Directions:
Can you output the material exactly as written, minus any pictures it holds?

Data for the task:
# # # # #

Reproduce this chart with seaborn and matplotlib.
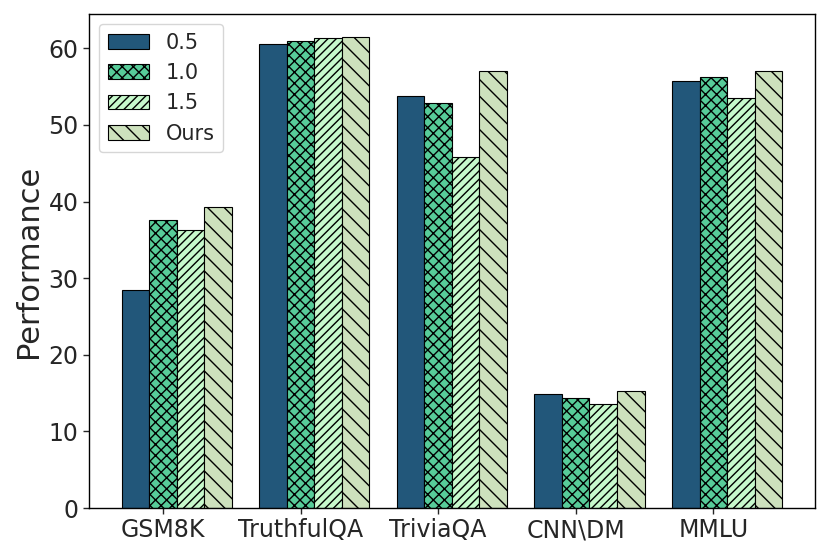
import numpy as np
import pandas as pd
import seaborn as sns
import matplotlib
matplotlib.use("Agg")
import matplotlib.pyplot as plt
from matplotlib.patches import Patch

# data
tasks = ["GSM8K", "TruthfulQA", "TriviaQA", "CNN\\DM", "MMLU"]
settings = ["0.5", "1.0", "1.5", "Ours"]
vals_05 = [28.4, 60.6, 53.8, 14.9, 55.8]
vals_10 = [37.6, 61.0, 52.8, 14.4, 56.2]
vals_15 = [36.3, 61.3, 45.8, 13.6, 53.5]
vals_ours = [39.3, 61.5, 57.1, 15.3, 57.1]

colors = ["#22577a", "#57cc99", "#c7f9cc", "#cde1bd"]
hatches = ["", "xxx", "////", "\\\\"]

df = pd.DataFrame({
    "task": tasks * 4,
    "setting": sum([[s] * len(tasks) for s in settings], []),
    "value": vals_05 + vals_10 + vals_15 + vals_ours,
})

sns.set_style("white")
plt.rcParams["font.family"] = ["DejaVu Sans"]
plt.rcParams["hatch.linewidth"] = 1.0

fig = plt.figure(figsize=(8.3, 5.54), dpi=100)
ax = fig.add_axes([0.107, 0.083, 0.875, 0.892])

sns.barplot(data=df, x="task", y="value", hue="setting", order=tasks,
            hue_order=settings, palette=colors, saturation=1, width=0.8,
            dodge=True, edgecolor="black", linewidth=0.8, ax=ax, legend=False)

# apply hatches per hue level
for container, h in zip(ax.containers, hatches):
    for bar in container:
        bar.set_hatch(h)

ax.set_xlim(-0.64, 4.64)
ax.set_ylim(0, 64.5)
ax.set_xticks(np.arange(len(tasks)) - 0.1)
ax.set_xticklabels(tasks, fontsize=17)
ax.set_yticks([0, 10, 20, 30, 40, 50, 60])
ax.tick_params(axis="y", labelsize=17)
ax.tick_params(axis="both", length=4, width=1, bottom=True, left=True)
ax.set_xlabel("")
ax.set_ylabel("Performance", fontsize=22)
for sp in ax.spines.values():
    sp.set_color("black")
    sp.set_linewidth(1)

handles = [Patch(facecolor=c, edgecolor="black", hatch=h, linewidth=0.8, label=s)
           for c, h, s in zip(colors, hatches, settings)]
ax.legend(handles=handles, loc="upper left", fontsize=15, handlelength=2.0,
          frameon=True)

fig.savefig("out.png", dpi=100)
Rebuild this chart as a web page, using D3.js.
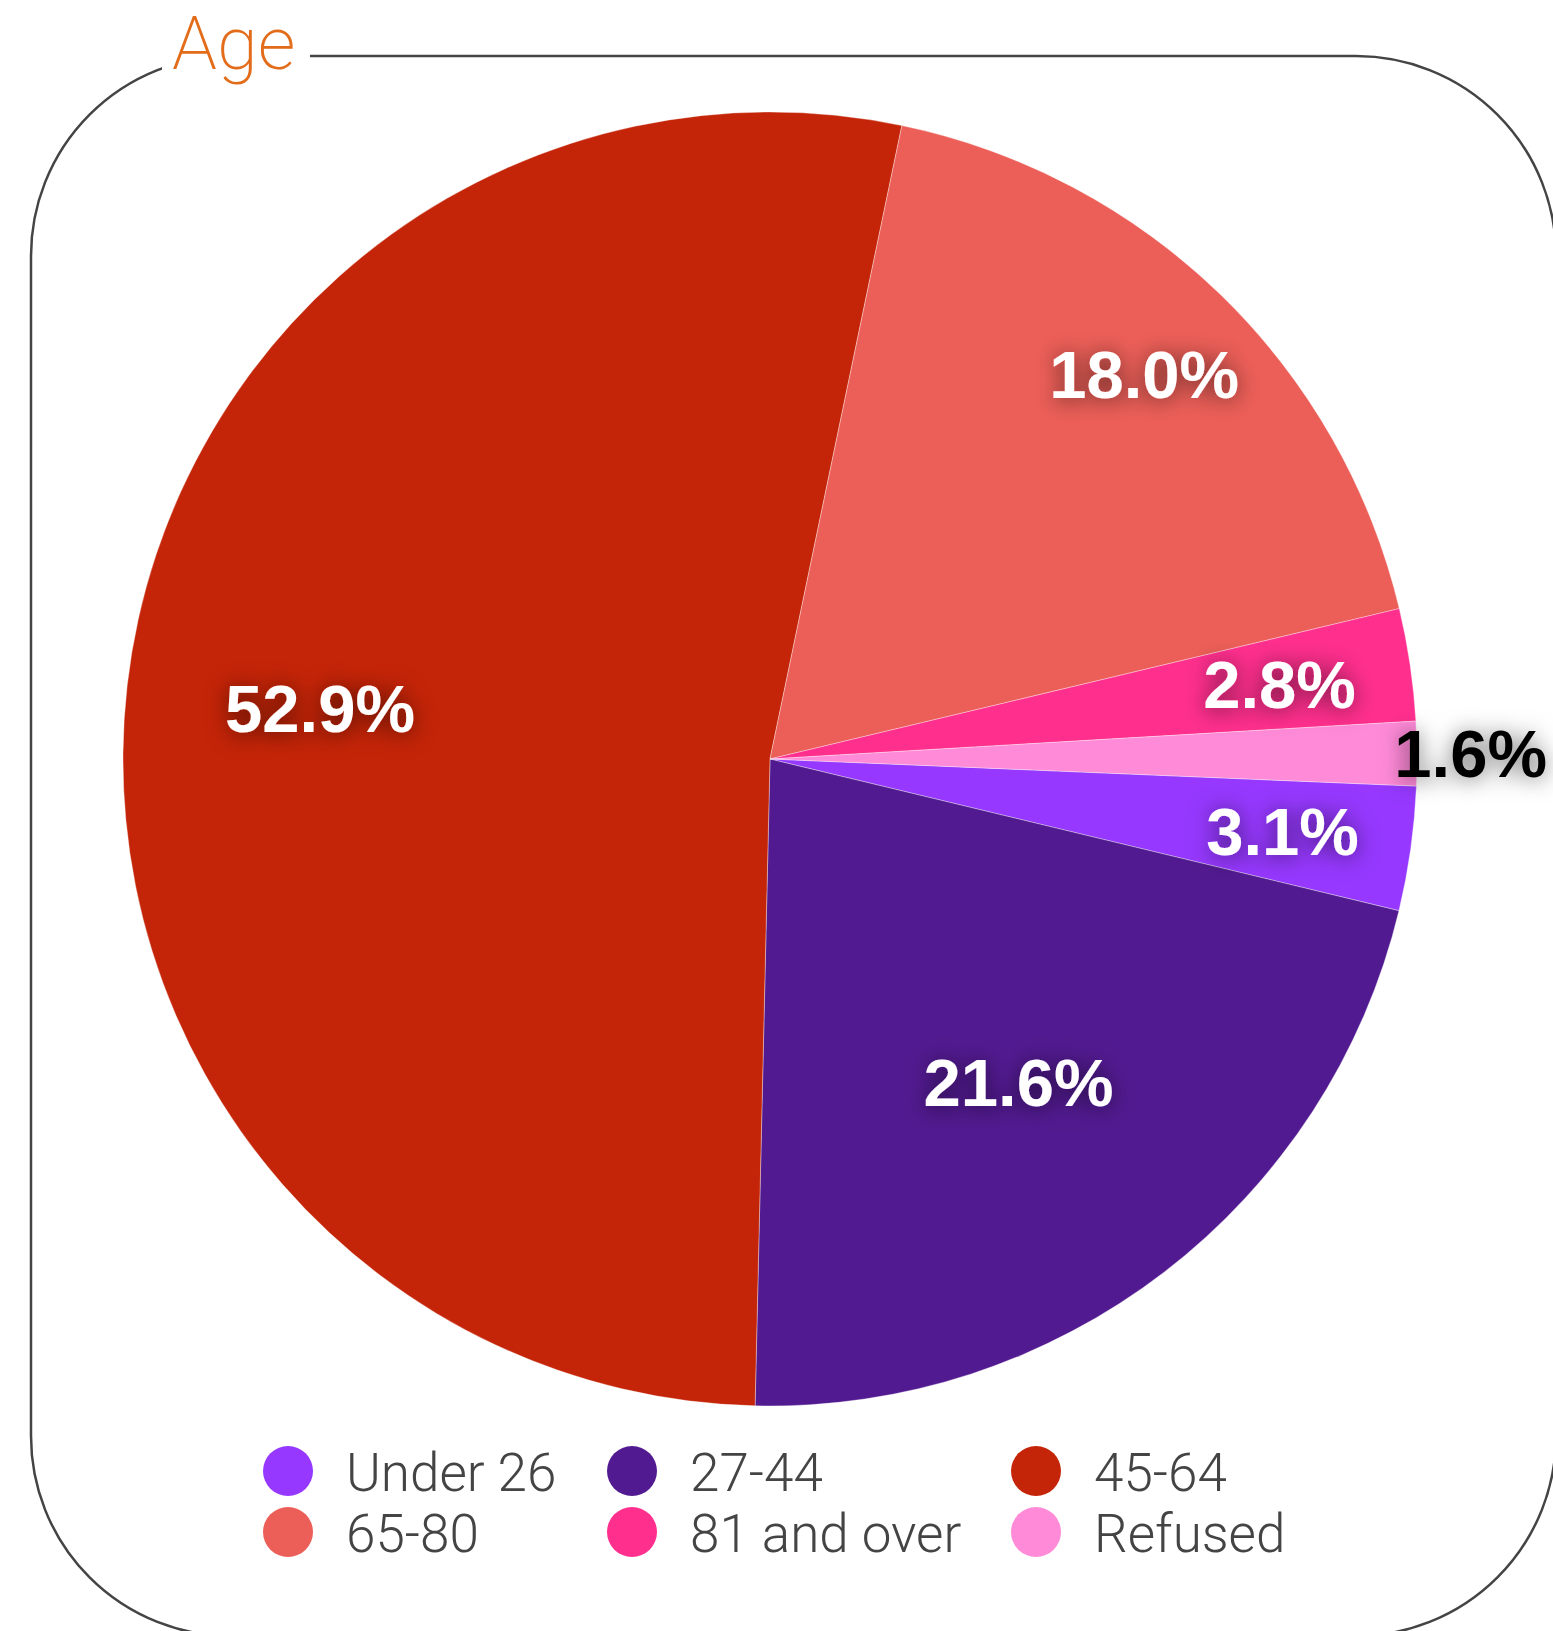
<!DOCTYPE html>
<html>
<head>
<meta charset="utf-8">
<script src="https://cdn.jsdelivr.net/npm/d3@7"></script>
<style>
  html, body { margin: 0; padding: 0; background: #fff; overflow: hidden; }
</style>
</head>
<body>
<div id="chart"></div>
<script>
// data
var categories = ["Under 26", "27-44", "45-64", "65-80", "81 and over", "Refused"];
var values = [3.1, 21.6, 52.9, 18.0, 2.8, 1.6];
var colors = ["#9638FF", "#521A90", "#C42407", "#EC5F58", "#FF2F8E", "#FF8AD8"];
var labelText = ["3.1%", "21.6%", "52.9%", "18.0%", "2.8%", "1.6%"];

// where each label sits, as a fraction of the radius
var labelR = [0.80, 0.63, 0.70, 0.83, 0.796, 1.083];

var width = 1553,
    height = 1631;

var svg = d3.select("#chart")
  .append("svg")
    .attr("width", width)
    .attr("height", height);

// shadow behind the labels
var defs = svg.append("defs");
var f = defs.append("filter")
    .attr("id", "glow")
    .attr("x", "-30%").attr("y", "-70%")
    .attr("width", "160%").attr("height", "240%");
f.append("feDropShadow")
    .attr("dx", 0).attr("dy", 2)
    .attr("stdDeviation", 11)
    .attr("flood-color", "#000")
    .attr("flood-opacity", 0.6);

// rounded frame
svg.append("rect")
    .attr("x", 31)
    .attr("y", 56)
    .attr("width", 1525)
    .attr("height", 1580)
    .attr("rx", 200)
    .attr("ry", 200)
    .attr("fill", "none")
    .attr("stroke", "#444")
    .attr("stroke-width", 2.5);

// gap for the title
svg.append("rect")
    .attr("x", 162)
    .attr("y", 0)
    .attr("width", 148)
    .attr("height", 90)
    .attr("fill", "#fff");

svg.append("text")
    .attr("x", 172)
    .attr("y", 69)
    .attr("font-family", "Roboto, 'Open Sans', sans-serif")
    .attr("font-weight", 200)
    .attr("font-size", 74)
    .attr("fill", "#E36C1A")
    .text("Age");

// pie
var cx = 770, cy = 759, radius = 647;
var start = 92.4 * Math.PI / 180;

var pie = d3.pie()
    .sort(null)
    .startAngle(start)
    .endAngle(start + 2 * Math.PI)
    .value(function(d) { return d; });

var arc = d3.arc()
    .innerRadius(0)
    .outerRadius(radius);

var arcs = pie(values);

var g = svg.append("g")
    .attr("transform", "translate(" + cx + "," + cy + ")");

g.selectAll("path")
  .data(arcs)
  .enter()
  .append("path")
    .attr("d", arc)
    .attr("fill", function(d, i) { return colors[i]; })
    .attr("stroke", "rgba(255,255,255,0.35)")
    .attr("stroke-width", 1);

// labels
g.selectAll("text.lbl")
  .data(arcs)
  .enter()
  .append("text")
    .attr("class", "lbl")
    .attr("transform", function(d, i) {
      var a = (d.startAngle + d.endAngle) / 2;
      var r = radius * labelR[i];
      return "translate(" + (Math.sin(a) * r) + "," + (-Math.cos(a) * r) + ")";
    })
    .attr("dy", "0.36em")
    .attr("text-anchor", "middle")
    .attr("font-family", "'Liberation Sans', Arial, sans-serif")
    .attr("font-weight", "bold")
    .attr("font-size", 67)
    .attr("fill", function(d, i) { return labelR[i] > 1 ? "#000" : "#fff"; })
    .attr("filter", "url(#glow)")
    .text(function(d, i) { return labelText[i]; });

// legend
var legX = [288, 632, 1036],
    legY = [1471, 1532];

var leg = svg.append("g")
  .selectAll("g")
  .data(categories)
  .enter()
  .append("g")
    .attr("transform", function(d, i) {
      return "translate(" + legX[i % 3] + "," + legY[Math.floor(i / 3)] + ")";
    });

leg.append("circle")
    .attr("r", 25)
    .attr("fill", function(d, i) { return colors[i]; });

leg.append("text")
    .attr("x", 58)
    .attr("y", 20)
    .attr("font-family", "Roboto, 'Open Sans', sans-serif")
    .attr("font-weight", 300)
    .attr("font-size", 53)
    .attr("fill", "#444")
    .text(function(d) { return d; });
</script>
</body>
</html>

# # # # #

Response for this exercise:
Reproduce this chart with seaborn and matplotlib.
import numpy as np
import pandas as pd
import seaborn as sns
import matplotlib
matplotlib.use("Agg")
import matplotlib.pyplot as plt
from matplotlib.patches import Patch

# data
tasks = ["GSM8K", "TruthfulQA", "TriviaQA", "CNN\\DM", "MMLU"]
settings = ["0.5", "1.0", "1.5", "Ours"]
vals_05 = [28.4, 60.6, 53.8, 14.9, 55.8]
vals_10 = [37.6, 61.0, 52.8, 14.4, 56.2]
vals_15 = [36.3, 61.3, 45.8, 13.6, 53.5]
vals_ours = [39.3, 61.5, 57.1, 15.3, 57.1]

colors = ["#22577a", "#57cc99", "#c7f9cc", "#cde1bd"]
hatches = ["", "xxx", "////", "\\\\"]

df = pd.DataFrame({
    "task": tasks * 4,
    "setting": sum([[s] * len(tasks) for s in settings], []),
    "value": vals_05 + vals_10 + vals_15 + vals_ours,
})

sns.set_style("white")
plt.rcParams["font.family"] = ["DejaVu Sans"]
plt.rcParams["hatch.linewidth"] = 1.0

fig = plt.figure(figsize=(8.3, 5.54), dpi=100)
ax = fig.add_axes([0.107, 0.083, 0.875, 0.892])

sns.barplot(data=df, x="task", y="value", hue="setting", order=tasks,
            hue_order=settings, palette=colors, saturation=1, width=0.8,
            dodge=True, edgecolor="black", linewidth=0.8, ax=ax, legend=False)

# apply hatches per hue level
for container, h in zip(ax.containers, hatches):
    for bar in container:
        bar.set_hatch(h)

ax.set_xlim(-0.64, 4.64)
ax.set_ylim(0, 64.5)
ax.set_xticks(np.arange(len(tasks)) - 0.1)
ax.set_xticklabels(tasks, fontsize=17)
ax.set_yticks([0, 10, 20, 30, 40, 50, 60])
ax.tick_params(axis="y", labelsize=17)
ax.tick_params(axis="both", length=4, width=1, bottom=True, left=True)
ax.set_xlabel("")
ax.set_ylabel("Performance", fontsize=22)
for sp in ax.spines.values():
    sp.set_color("black")
    sp.set_linewidth(1)

handles = [Patch(facecolor=c, edgecolor="black", hatch=h, linewidth=0.8, label=s)
           for c, h, s in zip(colors, hatches, settings)]
ax.legend(handles=handles, loc="upper left", fontsize=15, handlelength=2.0,
          frameon=True)

fig.savefig("out.png", dpi=100)
Rebuild this chart as a web page, using D3.js.
<!DOCTYPE html>
<html>
<head>
<meta charset="utf-8">
<script src="https://cdn.jsdelivr.net/npm/d3@7"></script>
<style>
  html, body { margin: 0; padding: 0; background: #fff; overflow: hidden; }
</style>
</head>
<body>
<div id="chart"></div>
<script>
// data
var categories = ["Under 26", "27-44", "45-64", "65-80", "81 and over", "Refused"];
var values = [3.1, 21.6, 52.9, 18.0, 2.8, 1.6];
var colors = ["#9638FF", "#521A90", "#C42407", "#EC5F58", "#FF2F8E", "#FF8AD8"];
var labelText = ["3.1%", "21.6%", "52.9%", "18.0%", "2.8%", "1.6%"];

// where each label sits, as a fraction of the radius
var labelR = [0.80, 0.63, 0.70, 0.83, 0.796, 1.083];

var width = 1553,
    height = 1631;

var svg = d3.select("#chart")
  .append("svg")
    .attr("width", width)
    .attr("height", height);

// shadow behind the labels
var defs = svg.append("defs");
var f = defs.append("filter")
    .attr("id", "glow")
    .attr("x", "-30%").attr("y", "-70%")
    .attr("width", "160%").attr("height", "240%");
f.append("feDropShadow")
    .attr("dx", 0).attr("dy", 2)
    .attr("stdDeviation", 11)
    .attr("flood-color", "#000")
    .attr("flood-opacity", 0.6);

// rounded frame
svg.append("rect")
    .attr("x", 31)
    .attr("y", 56)
    .attr("width", 1525)
    .attr("height", 1580)
    .attr("rx", 200)
    .attr("ry", 200)
    .attr("fill", "none")
    .attr("stroke", "#444")
    .attr("stroke-width", 2.5);

// gap for the title
svg.append("rect")
    .attr("x", 162)
    .attr("y", 0)
    .attr("width", 148)
    .attr("height", 90)
    .attr("fill", "#fff");

svg.append("text")
    .attr("x", 172)
    .attr("y", 69)
    .attr("font-family", "Roboto, 'Open Sans', sans-serif")
    .attr("font-weight", 200)
    .attr("font-size", 74)
    .attr("fill", "#E36C1A")
    .text("Age");

// pie
var cx = 770, cy = 759, radius = 647;
var start = 92.4 * Math.PI / 180;

var pie = d3.pie()
    .sort(null)
    .startAngle(start)
    .endAngle(start + 2 * Math.PI)
    .value(function(d) { return d; });

var arc = d3.arc()
    .innerRadius(0)
    .outerRadius(radius);

var arcs = pie(values);

var g = svg.append("g")
    .attr("transform", "translate(" + cx + "," + cy + ")");

g.selectAll("path")
  .data(arcs)
  .enter()
  .append("path")
    .attr("d", arc)
    .attr("fill", function(d, i) { return colors[i]; })
    .attr("stroke", "rgba(255,255,255,0.35)")
    .attr("stroke-width", 1);

// labels
g.selectAll("text.lbl")
  .data(arcs)
  .enter()
  .append("text")
    .attr("class", "lbl")
    .attr("transform", function(d, i) {
      var a = (d.startAngle + d.endAngle) / 2;
      var r = radius * labelR[i];
      return "translate(" + (Math.sin(a) * r) + "," + (-Math.cos(a) * r) + ")";
    })
    .attr("dy", "0.36em")
    .attr("text-anchor", "middle")
    .attr("font-family", "'Liberation Sans', Arial, sans-serif")
    .attr("font-weight", "bold")
    .attr("font-size", 67)
    .attr("fill", function(d, i) { return labelR[i] > 1 ? "#000" : "#fff"; })
    .attr("filter", "url(#glow)")
    .text(function(d, i) { return labelText[i]; });

// legend
var legX = [288, 632, 1036],
    legY = [1471, 1532];

var leg = svg.append("g")
  .selectAll("g")
  .data(categories)
  .enter()
  .append("g")
    .attr("transform", function(d, i) {
      return "translate(" + legX[i % 3] + "," + legY[Math.floor(i / 3)] + ")";
    });

leg.append("circle")
    .attr("r", 25)
    .attr("fill", function(d, i) { return colors[i]; });

leg.append("text")
    .attr("x", 58)
    .attr("y", 20)
    .attr("font-family", "Roboto, 'Open Sans', sans-serif")
    .attr("font-weight", 300)
    .attr("font-size", 53)
    .attr("fill", "#444")
    .text(function(d) { return d; });
</script>
</body>
</html>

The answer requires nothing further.